Geoffrey Woollard said...

Sir Mark Prescott, Bart., and his boozy sidekick, Clarissa Dickson Wrong, both favour hare coursing, one of the most disgusting so-called 'sports' known to man. Sir Mark also favours bull-fighting, probably the most disgusting so-called 'sport' known to man. I live near Newmarket and I don't want to be buried within a million miles of Sir Mark Prescott. He should grow up before he grows any older and dies.

Anonymous said...

This is one of the few issues on which I part company with Neil. I can't bear horse racing or the races crowd. It works on the same sort of principle as banking, siphoning off pooled money, and, as Robin says, they're a bunch of right wing so-and sos.

- questionnaire

Robin Carmody said...

Not to mention Neil's apparent implication that being intelligent and speaking many languages are somehow a bad thing - not a stance any socialist should take (I think I said this before but it doesn't seem to have got through).

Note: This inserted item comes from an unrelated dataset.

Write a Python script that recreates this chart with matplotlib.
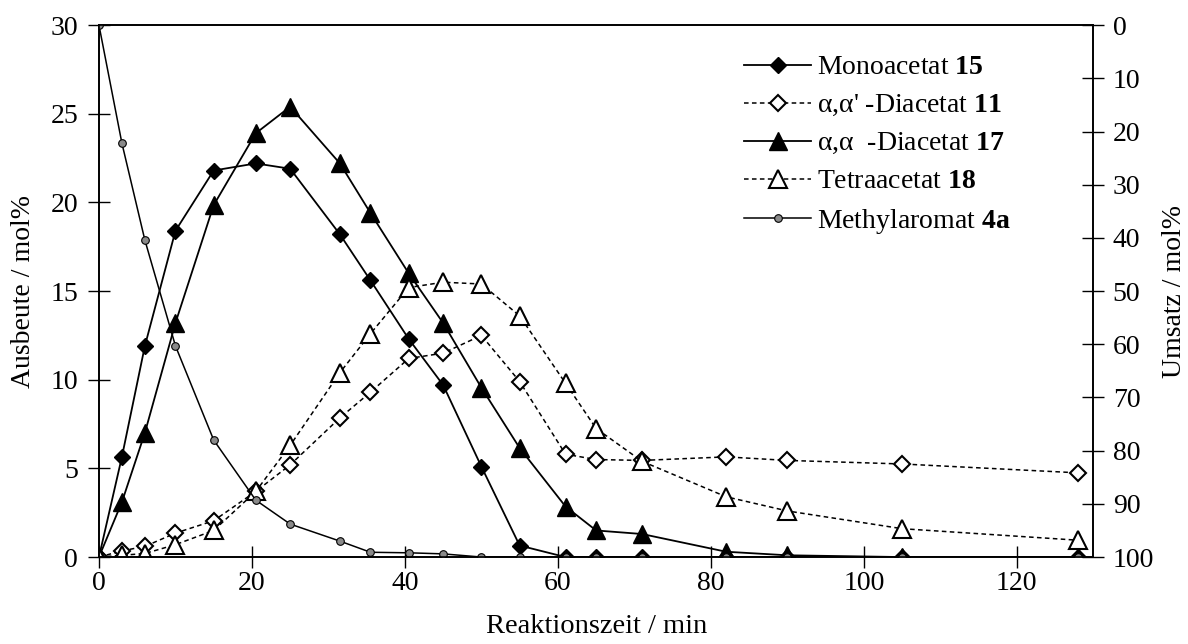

It is one thing to believe in an Old Labour / Tory wet alliance, quite another to make common cause with a bunch of ultra-right-wing reactionaries simply because they don't drink Coca-Cola and don't wear baseball caps. And, if the comments of a friend of mine in York are anything to go by, the non-posh racegoers are just as bad.

Robin Carmody said...

a propos Cheltenham itself, I can't help thinking the Gold Cup is a quite different race when it rains, especially if the ground has already been watered in the expectation that it won't - in those conditions ('08 and '10), it becomes more of a slog suited to the traditional steeplechaser, whereas when it's dry ('07 and '09) it's much more of a modern race, somehow, and therefore much better for Kauto Star.

I think the more fervent reception the Cheltenham crowd gives to Denman and Imperial Commander (which I wouldn't deny - they've both given amazing performances) shows their essential traditionalism - Kauto may be seen as something of an intruder, being French-bred and noticeably slighter in build than traditional chasers. Kauto seems to be more loved at Kempton, which being where it is probably has a younger, more metropolitan crowd - more "Bens", so to speak.